Ким Филби не любил Москву, и Москва его не любила, но обе стороны притворялись, будто это не так. Если в уже далеком 1934 году он верил, что вступает в «элитные» войска, то сейчас выяснилось, что у него нет ни звания, ни поля деятельности. В глазах русских он был агентом, а не офицером, и теперь от него было мало проку. Его тепло приняли, поблагодарили, допросили и наградили, но по большому счету ему не доверяли. Легкость, с какой он сбежал из Бейрута, вероятно, разбередила в московском начальстве давно дремавшие сомнения, больше того, нехорошие, тревожные подозрения, что Филби может вести с КГБ двойную игру. Юрий Модин отказывался его понимать: «Он никогда не показывал своего настоящего лица. Ни британцы, ни женщины, с которыми он жил, ни мы так и не смогли заглянуть под панцирь окружавшей его тайны… подозреваю, что под конец Филби над всеми поиздевался, особенно над нами». Его повсюду сопровождал телохранитель, якобы защищавший от возможного возмездия британцев, и он же сторож и тюремщик. По словам офицера КГБ, Филби был «англичанином до кончиков ногтей», и уже потому подозрителен. В Великобритании Филби был слишком британец, чтобы вызывать подозрения; в России он был слишком британец, чтобы ему можно было верить.
Когда приходил очередной номер «Таймс», как правило, через две-три недели после публикации, он тщательно проглаживал газету и принимался изучать отчеты о давнишних матчах в крикет. Он ел тост с толсто порезанным оксфордским мармеладом, потягивал импортный английский чай и каждый вечер в семь часов слушал Би-би-си. Приезжая к нему в гости, его дети привозили белковую пасту для бутербродов «Мармайт», вустерский соус и специи для индийских блюд, которые он любил готовить. Он носил твидовый пиджак в мелкую ломаную клетку и шерстяной галстук. Пил виски «Джонни Уокер Ред Лейбл», частенько до потери сознания. Говоря о России как о своей «родине», он настаивал на том, что, в сущности, никогда не «принадлежал» к британскому правящему классу и, следовательно, не мог его предать. Однако в порыве откровения признавал, что он «безоговорочный англичанин». Временами он производил впечатление отправленного на пенсию госслужащего (каковым в некотором смысле и являлся), фыркающего на вульгарность современной жизни, восстающего против перемен. Новые правила в крикете его озадачивали и возмущали: «Алюминиевые биты, белые мячи, нелепые костюмы… все это трудно понять джентльмену старой школы вроде меня». Сам того не сознавая, он, как эхо члена парламента Маркуса Липтона, бурчал о «мерзко грохочущей современной музыке» и «хулиганах, возбуждающихся от буржуазной рок-музыки».

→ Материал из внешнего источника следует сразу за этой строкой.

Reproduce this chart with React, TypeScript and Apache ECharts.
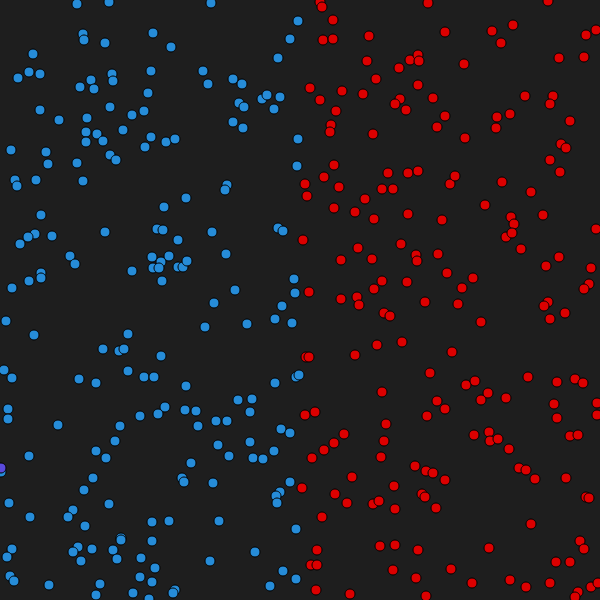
import React, { useEffect, useRef } from "react";
import * as echarts from "echarts";

// Points, [x, y] in a 0–600 domain (y grows downwards)
const bluePoints: number[][] = [
  [77,4],[109,2],[83,34],[84,40],[105,43],[153,33],[33,54],[29,72],[40,74],[18,78],[91,80],[80,87],[94,89],[112,74],[113,81],[151,71],[148,93],[110,107],[40,110],[59,120],[87,118],[132,115],[144,111],[86,132],[97,134],[86,142],[103,141],[123,130],[151,137],[145,147],[11,150],[46,152],[48,164],[77,163],[110,155],[116,160],[15,180],[17,186],[36,180],[83,181],
  [211,3],[171,47],[298,21],[290,39],[278,58],[203,71],[208,84],[233,79],[242,84],[239,103],[244,107],[262,99],[267,95],[280,97],[274,109],[233,122],[243,128],[166,142],[175,139],[298,139],[297,166],[227,185],[225,190],[186,198],
  [41,215],[35,234],[28,237],[20,244],[52,236],[105,232],[70,256],[75,264],[41,273],[41,278],[29,281],[12,288],[132,271],[152,257],[6,321],[34,335],[128,334],[103,349],[119,351],[124,349],[4,370],[12,378],[79,379],[96,383],[128,371],[144,377],
  [164,207],[157,229],[163,230],[178,240],[212,232],[278,228],[283,231],[161,262],[169,256],[153,268],[159,268],[178,267],[183,267],[187,261],[162,281],[226,254],[235,290],[214,303],[205,327],[247,324],[282,306],[294,279],[295,293],[275,319],[292,323],[161,356],[154,377],[186,386],[275,383],[296,377],[299,375],[238,400],[252,399],
  [8,409],[8,419],[58,425],[140,416],[120,426],[115,441],[96,451],[106,458],[29,456],[1,472],[93,478],[84,490],[9,503],[30,517],[73,510],[68,517],[85,526],[109,504],[152,522],[152,541],[121,538],[121,540],[113,550],[117,559],[78,547],[73,552],[81,561],[92,549],[12,549],[7,557],[141,558],[10,576],[14,581],[49,585],[100,584],[96,595],[133,593],[140,577],[152,582],[149,599],
  [165,407],[158,414],[185,410],[196,411],[198,426],[216,421],[227,421],[250,412],[281,429],[290,433],[218,445],[229,456],[250,442],[253,458],[263,459],[274,451],[191,463],[182,478],[184,482],[213,483],[290,482],[280,492],[276,496],[277,503],[169,521],[219,521],[296,529],[255,552],[210,561],[155,568],[175,590],[173,593],[283,571],[270,586],[296,579]
];

const redPoints: number[][] = [
  [320,2],[322,7],[428,3],[333,20],[323,40],[333,39],[369,36],[445,32],[367,61],[399,68],[410,60],[418,55],[419,61],[376,79],[418,85],[310,88],[320,100],[342,91],[363,94],[400,99],[395,104],[406,110],[433,98],[336,111],[445,116],[437,127],[331,125],[330,132],[373,134],[334,165],[324,177],[305,184],[339,187],[307,196],[365,199],[388,173],[408,173],[418,171],[382,189],[393,189],[450,184],
  [548,1],[492,31],[513,25],[501,43],[586,35],[596,30],[464,64],[559,58],[584,57],[525,96],[553,96],[550,104],[497,117],[510,114],[496,128],[465,138],[570,121],[561,144],[566,148],[550,160],[560,172],[455,176],[502,182],[531,192],
  [334,208],[355,212],[374,219],[408,214],[442,220],[303,240],[358,248],[341,260],[372,259],[401,244],[416,255],[417,261],[438,254],[447,273],[382,281],[374,289],[407,282],[309,292],[341,299],[357,297],[359,305],[384,313],[390,316],[425,302],[377,345],[402,342],[355,355],[306,357],[309,357],[452,352],[430,373],[382,392],[437,401],
  [485,205],[511,217],[514,224],[506,237],[512,233],[543,215],[521,249],[596,229],[473,278],[462,288],[458,304],[481,322],[559,257],[546,266],[591,268],[589,284],[584,289],[548,302],[544,306],[565,313],[550,319],[528,377],[466,385],[475,381],[488,393],[481,400],[506,398],[557,382],[575,379],[583,383],[554,404],[597,403],
  [305,415],[315,412],[445,409],[427,416],[386,424],[384,441],[344,434],[334,443],[324,450],[312,458],[381,457],[415,466],[426,471],[433,473],[445,480],[352,477],[394,486],[302,488],[335,494],[347,503],[373,504],[379,501],[395,509],[422,494],[425,497],[436,508],[322,517],[380,546],[395,545],[418,550],[317,550],[311,565],[317,565],[393,570],[416,578],[451,569],[316,590],[350,594],[426,596],
  [557,418],[597,415],[474,435],[489,432],[490,441],[498,439],[509,449],[570,436],[578,435],[519,468],[526,470],[535,479],[566,478],[586,497],[589,498],[531,524],[489,548],[580,541],[584,549],[556,562],[570,562],[472,583],[510,580],[526,587],[550,583],[578,592],[575,597],[591,587],[598,583]
];

const purplePoints: number[][] = [[1,468]];

export default function App() {
  const ref = useRef<HTMLDivElement>(null);
  useEffect(() => {
    if (!ref.current) return;
    const chart = echarts.init(ref.current, null, { renderer: "svg" });
    const mk = (name: string, data: number[][], color: string) => ({
      name,
      type: "scatter",
      data,
      symbol: "circle",
      symbolSize: 10,
      itemStyle: { color, borderColor: "#000", borderWidth: 1, opacity: 1 },
    });
    chart.setOption({
      animation: false,
      backgroundColor: "#1e1e1e",
      grid: { left: 0, right: 0, top: 0, bottom: 0 },
      xAxis: { type: "value", min: 0, max: 600, show: false },
      yAxis: { type: "value", min: 0, max: 600, inverse: true, show: false },
      series: [
        mk("blue", bluePoints, "#268cd8"),
        mk("red", redPoints, "#dc0000"),
        mk("purple", purplePoints, "#5a4adc"),
      ],
    });
    return () => chart.dispose();
  }, []);
  return (
    <div
      ref={ref}
      style={{ position: "fixed", left: 0, top: 0, width: 600, height: 600 }}
    />
  );
}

Сохранялись и другие старые привычки. Его брак с Элеанор какое-то время еще кое-как продержался, но трещина внутри была слишком глубокой. В серой холодной Москве ей было одиноко. Однажды она его спросила: «Что для тебя в этой жизни важнее — я и дети или коммунистическая партия?» Ответ Филби был стандартный, какой он всегда давал, когда ему предлагали взвесить на весах чувства и политику. «Партия, конечно». Он требовал не только восхищения его идеологическим постоянством, ибо «ни разу не сбился с курса», но и сочувствия к тому, что заплатил такую цену. «Если бы вы только знали, какой это ад, когда твои политические убеждения сталкиваются с твоими личными привязанностями», — писал он дипломату Глену Бальфур-Полу. Редких визитеров с Запада он жадно расспрашивал о своих друзьях. «Нет ничего важнее дружбы», — заявлял он так, словно не предавал ее на каждом шагу. Лоррейн Копленд написала, «как больно думать, что все годы, когда мы любили Кима и принимали его у себя, он втайне над нами смеялся». У Филби эти слова вызвали негодование. «Я не смеялся над ними. В моей жизни всегда были две направляющие — личная и политическая. Когда они вступали в противоречие, я вынужден был выбирать политику. Этот конфликт мог быть крайне болезненным. Я не люблю обманывать, особенно друзей, и, что бы там кто-то себе ни думал, я это тяжело переживал». Но не настолько тяжело, чтобы с этим покончить.